SINTASH: Yes. What is China doing is a crime against humanity. They're trying to de-radicalize Uighurs, who are Muslim. But Uighurs are not radical Islamists. We just peaceful and normal minority group. So what is China doing is trying to wipe out Uighur identity. And they'll wipe out their religion in the Uighur region.

SIMON: The Chinese government says these are job-training camps.

SINTASH: It's false because my father is 70-years-old. He's in his retirement. He doesn't need any job training, any kind of education. So China has detained - we reported it - more than 3 million Uighurs. Those are aged between 20 to 45, who are healthy males, who could take street to ask their ultimate rights, which is independence.

SIMON: Mr. Sintash, with the Uighur Human Rights Project, I know you've been trying to follow the destruction of mosques - and it's not just Uighur Muslims, but Kazakhs and other Turkic ethnic groups. What have you been able to find out about the destruction of mosques?

SINTASH: This can expose what is China doing against Islam. They demolished more than 10,000 mosques, according to my research. And I've found 150 demolished mosques and religious sites using that satellite imagery. So this is not only prosecution against Uighurs and other ethnic groups in the region. This is also a threat to the world.

SIMON: The United States has put Chinese tech companies in the Xinjiang region - 28 as I recall - on a list for sanctions. What does that do? Is it enough?
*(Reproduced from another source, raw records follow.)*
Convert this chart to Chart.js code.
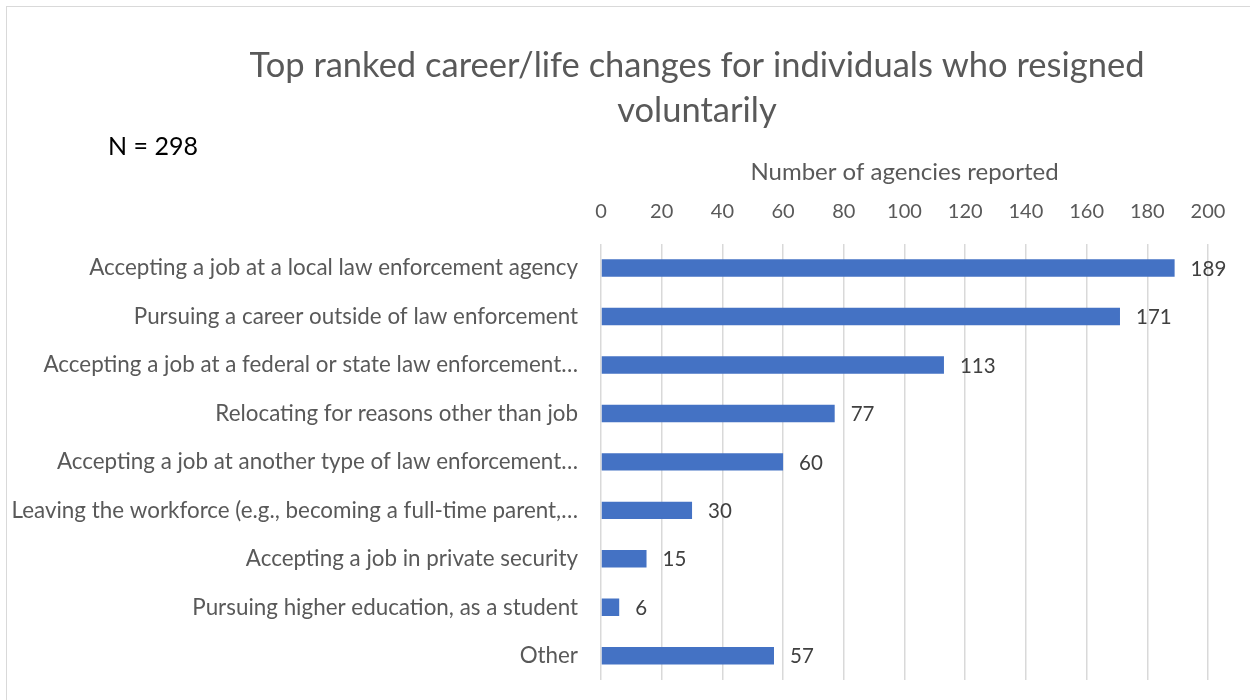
<!DOCTYPE html>
<html>
<head>
<meta charset="utf-8">
<script src="https://cdn.jsdelivr.net/npm/chart.js@4/dist/chart.umd.min.js"></script>
<style>
    body { margin: 0; background: #fff; }
    #wrap { position: relative; width: 1250px; height: 700px; overflow: hidden; }
    #frame { position: absolute; left: 6px; top: 6px; width: 1300px; height: 800px; border: 1px solid #d9d9d9; }
    #note { position: absolute; left: 108px; top: 130px; font-family: Lato, sans-serif; font-size: 25px; color: #000; }
    canvas { position: absolute; left: 0; top: 0; }
</style>
</head>
<body>
<div id="wrap">
    <div id="frame"></div>
    <canvas id="chart" width="1250" height="700"></canvas>
    <div id="note">N = 298</div>
</div>
<script>
// chart data
const categories = [
    'Accepting a job at a local law enforcement agency',
    'Pursuing a career outside of law enforcement',
    'Accepting a job at a federal or state law enforcement…',
    'Relocating for reasons other than job',
    'Accepting a job at another type of law enforcement…',
    'Leaving the workforce (e.g., becoming a full-time parent,…',
    'Accepting a job in private security',
    'Pursuing higher education, as a student',
    'Other'
];
const agencies = [189, 171, 113, 77, 60, 30, 15, 6, 57];
const titleLines = ['Top ranked career/life changes for individuals who resigned', 'voluntarily'];
const axisTitle = 'Number of agencies reported';

const FONT = 'Lato, sans-serif';

// chart title, centred a bit right of the canvas middle like the original
const chartTitle = {
    id: 'chartTitle',
    afterDraw(chart) {
        const ctx = chart.ctx;
        ctx.save();
        ctx.font = '34.5px ' + FONT;
        ctx.fillStyle = '#595959';
        ctx.textAlign = 'center';
        ctx.textBaseline = 'middle';
        titleLines.forEach((line, i) => ctx.fillText(line, 697, 66 + i * 45));
        ctx.restore();
    }
};

// draws the number next to each bar
const valueLabels = {
    id: 'valueLabels',
    afterDatasetsDraw(chart) {
        const ctx = chart.ctx;
        const meta = chart.getDatasetMeta(0);
        ctx.save();
        ctx.font = '20.5px ' + FONT;
        ctx.fillStyle = '#404040';
        ctx.textAlign = 'left';
        ctx.textBaseline = 'middle';
        meta.data.forEach((bar, i) => {
            ctx.fillText(String(chart.data.datasets[0].data[i]), bar.x + 16, bar.y + 1);
        });
        ctx.restore();
    }
};

new Chart(document.getElementById('chart'), {
    type: 'bar',
    data: {
        labels: categories,
        datasets: [{
            data: agencies,
            backgroundColor: '#4472C4',
            borderWidth: 0,
            barPercentage: 0.9,
            categoryPercentage: 0.4
        }]
    },
    plugins: [valueLabels, chartTitle],
    options: {
        indexAxis: 'y',
        responsive: false,
        animation: false,
        layout: { padding: { left: 0, right: 42, bottom: 20, top: 150 } },
        plugins: {
            legend: { display: false },
            tooltip: { enabled: false },
            title: { display: false }
        },
        scales: {
            x: {
                position: 'top',
                min: 0,
                max: 200,
                ticks: {
                    stepSize: 20,
                    color: '#595959',
                    font: { family: FONT, size: 20 },
                    padding: 20,
                    maxRotation: 0
                },
                grid: { color: '#d9d9d9', lineWidth: 1.5, drawTicks: false },
                border: { display: false },
                title: {
                    display: true,
                    text: axisTitle,
                    color: '#595959',
                    font: { family: FONT, size: 24 },
                    padding: { top: 8, bottom: -7 }
                }
            },
            y: {
                ticks: {
                    color: '#595959',
                    font: { family: FONT, size: 22.4 },
                    padding: 15,
                    autoSkip: false
                },
                grid: { display: false },
                border: { display: false },
                afterFit(scale) {
                    scale.width = 601;
                    scale.paddingTop = 0;
                    scale.paddingBottom = 0;
                }
            }
        }
    }
});
</script>
</body>
</html>
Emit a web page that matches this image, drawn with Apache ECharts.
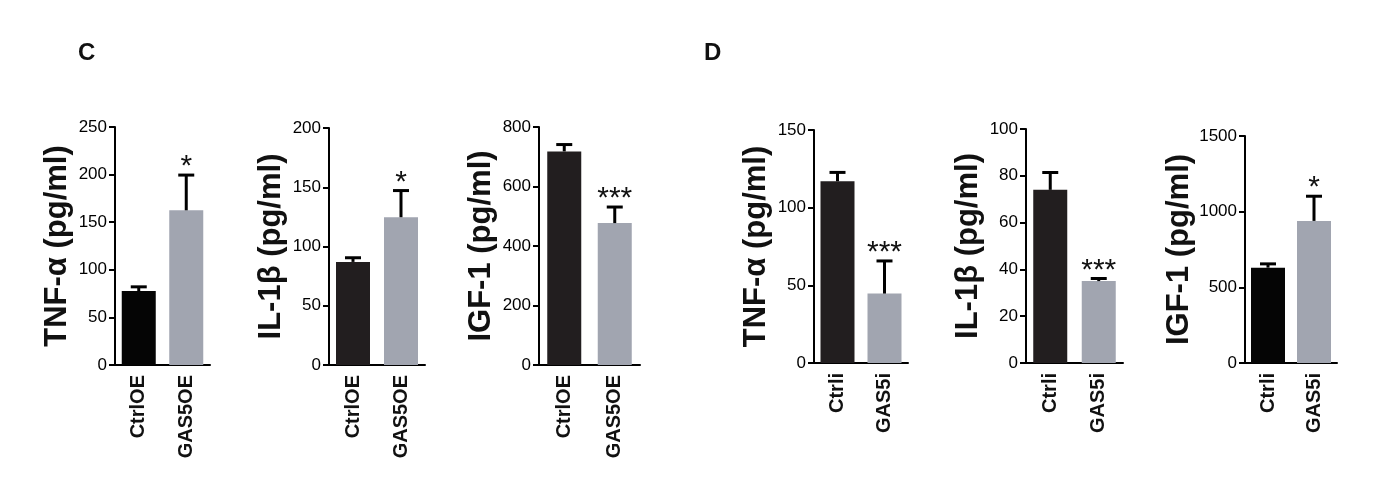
<!DOCTYPE html>
<html>
<head>
<meta charset="utf-8">
<script src="https://cdn.jsdelivr.net/npm/echarts@6/dist/echarts.min.js"></script>
<style>
html,body{margin:0;padding:0;background:#fff;}
#chart{width:1397px;height:485px;}
</style>
</head>
<body>
<div id="chart"></div>
<script>
// ---- data ----
const catsC = ['CtrlOE', 'GAS5OE'];
const catsD = ['Ctrli', 'GAS5i'];

const titles = ['TNF-α (pg/ml)', 'IL-1β (pg/ml)', 'IGF-1 (pg/ml)', 'TNF-α (pg/ml)', 'IL-1β (pg/ml)', 'IGF-1 (pg/ml)'];

const tnfC_mean = [77.6, 162.5];
const tnfC_err = [4.5, 37];
const il1bC_mean = [87, 124.7];
const il1bC_err = [3.5, 22.5];
const igfC_mean = [718, 477];
const igfC_err = [23, 54];

const tnfD_mean = [117, 44.7];
const tnfD_err = [5.7, 21];
const il1bD_mean = [74, 35];
const il1bD_err = [7.4, 1.1];
const igfD_mean = [630, 939];
const igfD_err = [25, 163];

const stars1 = ['', '*'];
const stars2 = ['', '*'];
const stars3 = ['', '***'];
const stars4 = ['', '***'];
const stars5 = ['', '***'];
const stars6 = ['', '*'];

const yMax = [250, 200, 800, 150, 100, 1500];
const yStep = [50, 50, 200, 50, 20, 500];

// ---- layout / style ----
const FONT = '"Liberation Sans", Arial, Helvetica, sans-serif';
const panels = [
  {cats: catsC, mean: tnfC_mean, err: tnfC_err, stars: stars1, left: 115, top: 127, width: 95, height: 238, dark: '#050505'},
  {cats: catsC, mean: il1bC_mean, err: il1bC_err, stars: stars2, left: 329, top: 128, width: 96, height: 237, dark: '#221e1f'},
  {cats: catsC, mean: igfC_mean, err: igfC_err, stars: stars3, left: 539, top: 127, width: 101, height: 238, dark: '#221e1f'},
  {cats: catsD, mean: tnfD_mean, err: tnfD_err, stars: stars4, left: 814, top: 130, width: 94, height: 233, dark: '#221e1f'},
  {cats: catsD, mean: il1bD_mean, err: il1bD_err, stars: stars5, left: 1026, top: 129, width: 97, height: 234, dark: '#221e1f'},
  {cats: catsD, mean: igfD_mean, err: igfD_err, stars: stars6, left: 1245, top: 136, width: 92, height: 227, dark: '#050505'}
];
const GRAY = '#a1a5b0';

const grid = [], xAxis = [], yAxis = [], series = [];
panels.forEach((p, i) => {
  grid.push({left: p.left, top: p.top, width: p.width, height: p.height, containLabel: false});
  xAxis.push({
    type: 'category', gridIndex: i, data: p.cats,
    axisLine: {lineStyle: {color: '#000', width: 2}},
    axisTick: {alignWithLabel: true, length: 8, lineStyle: {color: '#000', width: 2}},
    axisLabel: {rotate: 90, margin: 10, fontFamily: FONT, fontSize: 20, fontWeight: 'bold', color: '#111'},
    splitLine: {show: false}
  });
  yAxis.push({
    type: 'value', gridIndex: i, min: 0, max: yMax[i], interval: yStep[i],
    name: titles[i], nameLocation: 'middle', nameGap: 42, nameRotate: 90,
    nameTextStyle: {fontFamily: FONT, fontSize: 31, fontWeight: 'bold', color: '#111'},
    axisLine: {show: true, lineStyle: {color: '#000', width: 2}},
    axisTick: {show: true, length: 6, lineStyle: {color: '#000', width: 2}},
    axisLabel: {margin: 8, fontFamily: FONT, fontSize: 17, color: '#000', formatter: v => String(v)},
    splitLine: {show: false}
  });
  series.push({
    type: 'bar', xAxisIndex: i, yAxisIndex: i, barWidth: 34,
    data: p.mean.map((v, k) => ({value: v, itemStyle: {color: k === 0 ? p.dark : GRAY}})),
    silent: true, animation: false
  });
  series.push({
    type: 'custom', xAxisIndex: i, yAxisIndex: i, silent: true, animation: false, z: 5,
    data: p.mean.map((v, k) => [k, v, p.err[k]]),
    renderItem: function (params, api) {
      const x = api.value(0), m = api.value(1), e = api.value(2);
      const p0 = api.coord([x, m]);
      const p1 = api.coord([x, m + e]);
      const hw = 8;
      const star = p.stars[params.dataIndex];
      const children = [
        {type: 'line', shape: {x1: p0[0], y1: p0[1], x2: p1[0], y2: p1[1]}, style: {stroke: '#000', lineWidth: 3}},
        {type: 'line', shape: {x1: p1[0] - hw, y1: p1[1], x2: p1[0] + hw, y2: p1[1]}, style: {stroke: '#000', lineWidth: 3}}
      ];
      if (star) {
        children.push({type: 'text', x: p1[0], y: p1[1] - 8,
          style: {text: star, fontFamily: FONT, fontSize: 30, fill: '#111', align: 'center', verticalAlign: 'middle'}});
      }
      return {type: 'group', children: children};
    }
  });
});

const chart = echarts.init(document.getElementById('chart'), null, {renderer: 'canvas'});
chart.setOption({
  animation: false,
  backgroundColor: '#fff',
  grid: grid, xAxis: xAxis, yAxis: yAxis, series: series,
  graphic: [
    {type: 'text', left: 78, top: 41, style: {text: 'C', fontFamily: FONT, fontSize: 24, fontWeight: 'bold', fill: '#111'}},
    {type: 'text', left: 704, top: 41, style: {text: 'D', fontFamily: FONT, fontSize: 24, fontWeight: 'bold', fill: '#111'}}
  ]
});
</script>
</body>
</html>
SINTASH: I say this is not enough. There's two ways. Like, one is stop importing goods made in Uighur region of China. Also, stop exporting the high-tech technology and the system to the Uighur region.

SIMON: High-tech surveillance systems.

SINTASH: Yeah, high-tech surveillance system, which is how to detect people's facial recognition and also emotional recognition of people. They're also forced to install spy app - each citizens of Uighur region. So people even cannot use their own smartphones fairly. Uighur region become the testing ground of Chinese to understand how control people was using AI technology.

SIMON: Bahram Sintash of the Uighur Human Rights Project, thank you so much for being with us.